Known in France as Rio Jim, Hart was very influential on the Europeans. His pictures, along with De Mille’s The Cheat (1915) and the films of Chaplin and Fairbanks and many others, offered tutorials in the new style. Arguably, the cumulative force of these mainstream releases was greater than the influence of Griffith’s more prestigious output of the moment. There was only one Intolerance (1916), the film by which Griffith was most widely known abroad, but week by week the Westerns and comedies and dramas pouring out of Hollywood flaunted a new, almost frighteningly energetic approach to cinema.
Timing favored the Americans. The style emerged at around the start of World War I, when hostilities gave U. S. films a chance to displace the big French and Danish companies in many markets. Kristin explains how this happened in Exporting Entertainment, and she talks about the exceptional case of Germany in Herr Lubitsch Goes to Hollywood.

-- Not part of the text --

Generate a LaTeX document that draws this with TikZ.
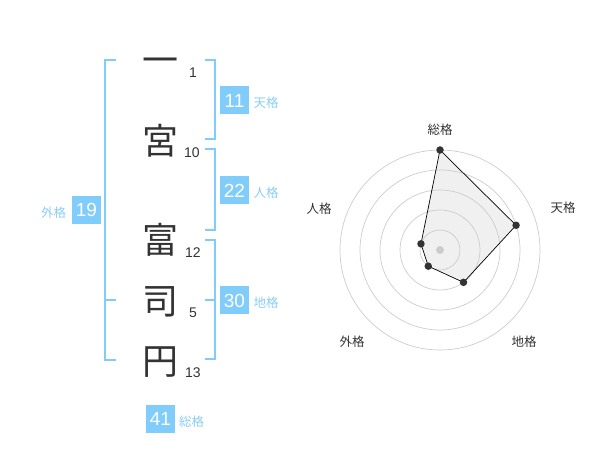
\documentclass[tikz,border=0pt]{standalone}
\usepackage{fontspec}
\setmainfont{Liberation Sans}
\newfontfamily\cjk{Noto Sans CJK JP}
\definecolor{bl}{HTML}{80CCFA}
\definecolor{bltxt}{HTML}{8ACDF5}
\definecolor{ink}{HTML}{333333}
\definecolor{ring}{HTML}{CCCCCC}
\definecolor{area}{HTML}{F0F0F0}
\begin{document}
\begin{tikzpicture}[x=1pt,y=-1pt,
  bigchar/.style={inner sep=0pt,text height=31.7pt,text depth=4.3pt,font=\cjk\fontsize{36}{36}\selectfont,text=ink},
  strokes/.style={inner sep=0pt,font=\fontsize{14}{14}\selectfont,text=ink},
  valbox/.style={fill=bl,minimum width=29pt,minimum height=28pt,inner sep=0pt,text=white,font=\fontsize{19}{19}\selectfont},
  kaku/.style={inner sep=0pt,text=bltxt,font=\cjk\fontsize{12.5}{12.5}\selectfont},
  brk/.style={draw=bl,line width=1.6pt},
  ring/.style={draw=ring,line width=0.7pt},
  rlabel/.style={inner sep=0pt,text=ink,font=\cjk\fontsize{12.5}{12.5}\selectfont},
  dot/.style={circle,fill=ink,inner sep=0pt,minimum size=7.5pt}]
\useasboundingbox (0,0) rectangle (600,470);
% characters
\node[bigchar] (c1) at (160,60) {一};
\node[bigchar] (c2) at (160,141) {宮};
\node[bigchar] (c3) at (160,240) {富};
\node[bigchar] (c4) at (160,301) {司};
\node[bigchar] (c5) at (160,361) {円};
\node[strokes] (n1) at (193,73) {1};
\node[strokes] (n2) at (192,153) {10};
\node[strokes] (n3) at (193,253) {12};
\node[strokes] (n4) at (193,313) {5};
\node[strokes] (n5) at (193,373) {13};
% brackets
\draw[brk] (116,60) -- (105,60) -- (105,360) -- (116,360);
\draw[brk] (105,300) -- (116,300);
\draw[brk] (205,60) -- (215,60) -- (215,139) -- (205,139);
\draw[brk] (205,149) -- (215,149) -- (215,230) -- (205,230);
\draw[brk] (205,240) -- (215,240) -- (215,359) -- (205,359);
\draw[brk] (205,300) -- (215,300);
% value boxes
\node[valbox] (ten) at (234.5,100.5) {11};
\node[kaku] (tenl) at (266,103) {天格};
\node[valbox] (jin) at (234.5,190.5) {22};
\node[kaku] (jinl) at (266,193) {人格};
\node[valbox] (chi) at (234.5,300.5) {30};
\node[kaku] (chil) at (266,303) {地格};
\node[valbox] (gai) at (86.5,210) {19};
\node[kaku] (gail) at (53.5,213) {外格};
\node[valbox] (sou) at (160.5,419) {41};
\node[kaku] (soul) at (191.5,422) {総格};
% radar chart
\begin{scope}[shift={(440,250)},yscale=-1]
  \coordinate (pS) at (90:100);
  \coordinate (pT) at (18:80);
  \coordinate (pC) at (-54:40);
  \coordinate (pG) at (-126:20);
  \coordinate (pJ) at (162:20);
  \fill[area] (pS) -- (pT) -- (pC) -- (pG) -- (pJ) -- cycle;
  \foreach \r in {20,40,60,80,100} \draw[ring] (0,0) circle (\r);
  \draw[black,line width=0.7pt] (pS) -- (pT) -- (pC) -- (pG) -- (pJ) -- cycle;
  \node[circle,fill=ring,inner sep=0pt,minimum size=8pt] (ctr) at (0,0) {};
  \foreach \p in {pS,pT,pC,pG,pJ} \node[dot] at (\p) {};
\end{scope}
\node[rlabel] (lS) at (440,130) {総格};
\node[rlabel] (lT) at (563,208) {天格};
\node[rlabel] (lC) at (524,342) {地格};
\node[rlabel] (lG) at (352,342) {外格};
\node[rlabel] (lJ) at (319,209) {人格};
\end{tikzpicture}
\end{document}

Some European directors picked up the new style immediately, others took a bit longer, and a few, like Feuillade, never fully adjusted to it. The principles of the older tableau style never utterly died out, as I try to show in Figures Traced in Light. But the future belonged to the editing-based aesthetic. Canonized, tweaked, updated, dismantled, undermined—however filmmakers reacted to classical continuity, it became the basis of international cinematic storytelling.
My epigraph comes from H. L. Mencken, “Appendix from Moronia: Note on Technic,” from Prejudices: Sixth Series (New York: Alfred A. Knopf, 1927), rep. in Phillip Lopate, ed., American Movie Critics: An Anthology From the Silents Until Now, expanded edition (New York: The Library of America, 2006), 35-36.
Silent film speeds can vary, so shot counts can yield different averages. I saw some of the Harts I mention in projection at last year’s Il Cinema Ritrovato, and they were projected at 18 or 19 frames per second, a common speed for the period. My ASLs are based on the running time. For the titles I saw in Brussels on a flatbed viewer, my basis was the length in meters. From that I’ve calculated running times and averages, assuming 18 frames per second. Projectionists of the time had freedom to screen at different speeds, so it’s possible that late 1910s Hart films were sometimes shown at 20 frames per second, which of course would make their cutting pace even faster.
For more on Hart’s career, see Diane Kaiser Koszarski, The Complete Films of William S. Hart: A Pictorial Record (New York: Dover, 1980). Koszarski devotes space to each film, with credits, excerpts from contemporary reviews, and excellent production stills. She also provides a sensitive critical overview. In William S. Hart: Projecting the American West (Norman: University of Oklahoma Press, 2003) Ronald L. Davis has given us a brief, engrossing biography based on interviews and extensive archival research. Hart’s memoir, My Life East and West (1929, reprint 1994) is of course indispensable.